Tompkins County Legislator David McKenna, during his remarks to brief the Town Board on county business, rendered his opinion on the Pledge as well.

“My two cents on the flag,” said McKenna, “I think we should put it back in.”

McGee then reminded the legislator that only the Pledge is gone from meeting order, not the flag itself.

Only one attendee supported the Board’s January action.  Julie Schroeder maintained it was “appropriate” for the Board to delete the Pledge, insisting it would have been far more divisive to have removed only the “under God” reference.   And the Bostwick Road resident observed that, to her, inclusion of the Deity’s reference could be “off-putting to people who don’t potentially believe in ‘The God,’ no matter what their spiritual dedication or beliefs are.”

Newly-elected Councilperson Stephanie Redmond initiated the January action to delete the Pledge.  In his remarks, Councilperson Lynch urged constituents not to take out their frustration upon his colleague, but rather on the Board collectively.

“I want to say that I believe fully in her,” Lynch said, without referencing Redmond by name.  “She was a woman of principle, who stood on principle.  She divides the Separation of Church and State at a little different place than I do.  We should be able to agree to disagree.”

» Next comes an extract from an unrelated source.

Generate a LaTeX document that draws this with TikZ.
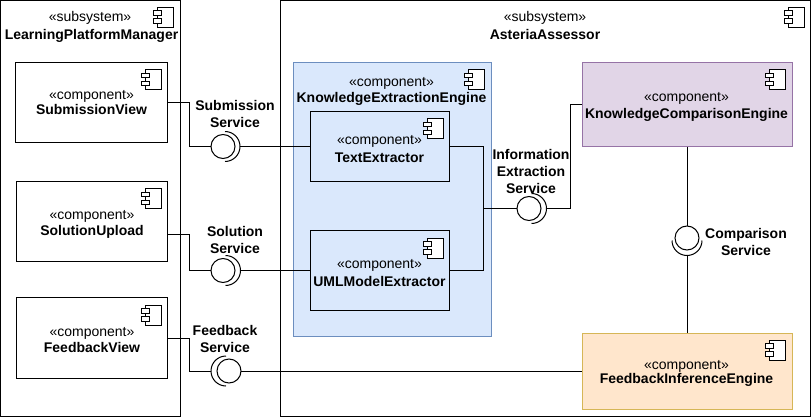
\documentclass[tikz,border=0pt]{standalone}
\usepackage{fontspec}
\setmainfont{Liberation Sans}
\definecolor{blueF}{HTML}{DAE8FC}\definecolor{blueD}{HTML}{6C8EBF}
\definecolor{purpF}{HTML}{E1D5E7}\definecolor{purpD}{HTML}{9673A6}
\definecolor{orF}{HTML}{FFE6CC}\definecolor{orD}{HTML}{D6B656}
\tikzset{
 boxs/.style={draw=black,line width=1pt,anchor=north west,inner sep=0pt,outer sep=0pt},
 blab/.style={anchor=base,inner sep=0pt,text=black,font=\fontsize{14}{14}\selectfont\bfseries},
 lab/.style={anchor=base,inner sep=0pt,text=black,font=\fontsize{14}{14}\selectfont},
 lolli/.style={circle,draw=black,line width=1pt,minimum size=24pt,inner sep=0pt,outer sep=0pt},
 conn/.style={draw=black,line width=1pt},
 sock/.style={draw=black,line width=1pt},
}
\newcommand{\compicon}[2]{% right x, top y of icon
 \draw[black,line width=1pt,fill=white] (#1-16,#2) rectangle (#1,#2+20);
 \draw[black,line width=1pt,fill=white] (#1-20,#2+3.5) rectangle (#1-12,#2+8);
 \draw[black,line width=1pt,fill=white] (#1-20,#2+11.5) rectangle (#1-12,#2+16);
}
\newcommand{\boxat}[6]{% name,x1,y1,x2,y2,opts
 \path let \n1={#4-#2},\n2={#5-#3} in node[boxs,#6,minimum width=\n1 pt,minimum height=\n2 pt] (#1) at (#2,#3) {};
}
\usetikzlibrary{calc}
\begin{document}
\begin{tikzpicture}[x=1pt,y=-1pt]
\useasboundingbox (0,0) rectangle (811,417);
\fill[white] (0,0) rectangle (811,417);
% subsystems
\boxat{lpm}{0.5}{0.5}{180.5}{416}{}
\boxat{ast}{280.5}{0.5}{810.5}{416}{}
\compicon{173.5}{7.5}
\compicon{804}{7.5}
\node[lab] (lpmS) at (90,22) {«subsystem»};
\node[blab] (lpmN) at (91.5,40) {LearningPlatformManager};
\node[lab] (astS) at (545,22) {«subsystem»};
\node[blab] (astN) at (545,40) {AsteriaAssessor};
% left components
\boxat{sv}{15.5}{62.5}{167.5}{142.5}{}
\compicon{161}{70}
\node[lab] (svS) at (91.5,99.5) {«component»};
\node[blab] (svN) at (91.5,115) {SubmissionView};
\boxat{su}{16.5}{181.5}{167.5}{261.5}{}
\compicon{161}{188.5}
\node[lab] (suS) at (92,219) {«component»};
\node[blab] (suN) at (92,235) {SolutionUpload};
\boxat{fv}{16.5}{297.5}{167.5}{378}{}
\compicon{161}{305}
\node[lab] (fvS) at (92,336) {«component»};
\node[blab] (fvN) at (92,352) {FeedbackView};
% engine
\boxat{kee}{293.5}{62.5}{491}{336}{fill=blueF,draw=blueD}
\compicon{484}{70}
\node[lab] (keeS) at (391.5,87) {«component»};
\node[blab] (keeN) at (391.5,103) {KnowledgeExtractionEngine};
\boxat{te}{310}{111.5}{449.5}{181.5}{}
\compicon{443}{119}
\node[lab] (teS) at (379.5,144) {«component»};
\node[blab] (teN) at (379.5,162) {TextExtractor};
\boxat{um}{310}{230.5}{449.5}{310.5}{}
\compicon{443}{238}
\node[lab] (umS) at (379.5,268) {«component»};
\node[blab] (umN) at (379.5,286) {UMLModelExtractor};
\boxat{kce}{582}{62.5}{792}{147}{fill=purpF,draw=purpD}
\compicon{785.5}{70}
\node[lab] (kceS) at (686.5,102) {«component»};
\node[blab] (kceN) at (686.5,119) {KnowledgeComparisonEngine};
\boxat{fie}{582}{333}{792}{409}{fill=orF,draw=orD}
\compicon{785.5}{340}
\node[lab] (fieS) at (686.5,369) {«component»};
\node[blab] (fieN) at (686.5,383) {FeedbackInferenceEngine};
% lollipops
\node[lolli] (cSub) at (223,146.5) {};
\coordinate (sSub) at (240,146.5);
\draw[sock] (225,131.5) arc[start angle=90,end angle=-90,radius=15pt];
\node[lolli] (cSol) at (223,270.5) {};
\coordinate (sSol) at (240.5,270.5);
\draw[sock] (225.5,255.5) arc[start angle=90,end angle=-90,radius=15pt];
\node[lolli] (cFb) at (229,371) {};
\coordinate (sFb) at (211,371);
\draw[sock] (226,356) arc[start angle=90,end angle=270,radius=15pt];
\node[lolli] (cInf) at (529,208.5) {};
\coordinate (sInf) at (546.5,208.5);
\draw[sock] (531.5,193.5) arc[start angle=90,end angle=-90,radius=15pt];
\node[lolli] (cCmp) at (687,238) {};
\coordinate (sCmp) at (687,255.5);
\draw[sock] (672,240.5) arc[start angle=180,end angle=360,radius=15pt];
% connectors
\coordinate (b1) at (189.5,102.5);
\coordinate (b2) at (189.5,234.5);
\coordinate (b3) at (189.5,338);
\coordinate (jn) at (483,208.5);
\coordinate (o1) at (570,208.5);
\draw[conn] (sv.east) -- (b1) |- (cSub.west);
\draw[conn] (sSub) -- (sSub -| te.west);
\draw[conn] (su.east |- b2) -- (b2) |- (cSol.west);
\draw[conn] (sSol) -- (sSol -| um.west);
\draw[conn] (fv.east |- b3) -- (b3) |- (sFb);
\draw[conn] (cFb.east) -- (cFb.east -| fie.west);
\draw[conn] (te.east) -| (jn);
\draw[conn] (um.east) -| (jn);
\draw[conn] (jn) -- (cInf.west);
\draw[conn] (sInf) -- (o1) |- (kce.west);
\draw[conn] (kce.south -| cCmp) -- (cCmp.north);
\draw[conn] (sCmp) -- (fie.north -| sCmp);
% service labels
\node[blab] (l1a) at (235,111) {Submission};
\node[blab] (l1b) at (235,128) {Service};
\node[blab] (l2a) at (235,236.7) {Solution};
\node[blab] (l2b) at (235,253.5) {Service};
\node[blab] (l3a) at (225,335.7) {Feedback};
\node[blab] (l3b) at (225,352.7) {Service};
\node[blab] (l4a) at (531,159) {Information};
\node[blab] (l4b) at (531,176) {Extraction};
\node[blab] (l4c) at (531,193) {Service};
\node[blab] (l5a) at (746,238) {Comparison};
\node[blab] (l5b) at (746,255) {Service};
\end{tikzpicture}
\end{document}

Update: The Ithaca Times on February 20th, ran an extended Front Page story also addressing our Pledge of Allegiance debate. Read it at


Now, friends, here is the text of the Reinstatement Resolution I’ve requested the Town Board consider February 26th:

WHEREAS, the Enfield Town Board has, for many years, led its meetings by reciting the Pledge of Allegiance, and;

WHEREAS, Enfield residents attending those meetings have joined Town Board members in reciting that Pledge as a means of recognizing their patriotic respect for this nation, its Constitution and laws, as well as the liberties and freedoms which permit the Enfield Town Board to convene openly, debate thoroughly, and decide conscientiously this community’s issues through the practice of Representative Democracy, and;

WHEREAS, the First Amendment to the U.S. Constitution provides that “Congress shall make no law respecting an establishment of religion, or prohibiting the free exercise thereof,” and;

WHEREAS, the Enfield Town Board, on January 8, 2020, amended its “order for conducting business” at Town Board meetings by deleting recitation of the Pledge of Allegiance, the Board’s action in response to some members’ concerns that reference to “God” within the Pledge may violate the prohibitions enshrined in the First Amendment’s Establishment Clause as well as the time-honored Separation of Church and State, and;

WHEREAS, subsequent to the referenced Town Board decision, many Enfield residents have come forth and urged this Board to reconsider its action, and;

WHEREAS, this Town Board has chosen to acknowledge those concerns, therefore, be it

RESOLVED, that the Enfield Town Board hereby reinstates the Pledge of Allegiance to its customary place within the Outline for both regular and special Town Board meetings, and;

RESOLVED, further, that to demonstrate proper respect to those who choose to recite the Pledge of Allegiance, the meeting’s presiding officer will, hereinafter, at the appropriate time, request all Board members and meeting attendees who are able to stand and face the flag in respectful reverence, and to designate a Board member to lead in that Pledge, and;

RESOLVED, further, that in full recognition of every person’s right to exercise his or her constitutional prerogatives freely and to decline participation based on his or her political, ethical, or religious beliefs, or for any reason whatsoever, neither the meeting’s presiding officer, nor any member of this Board, shall coerce, pressure, or compel any Board member or meeting attendee to recite the Pledge of Allegiance, or any portion thereof, and;

RESOLVED, further, that this Resolution, and the provisions contained herein, shall take effect immediately.

That’s the story. There’s my Resolution. Now, let’s talk it out… for the good of us, and of our Town.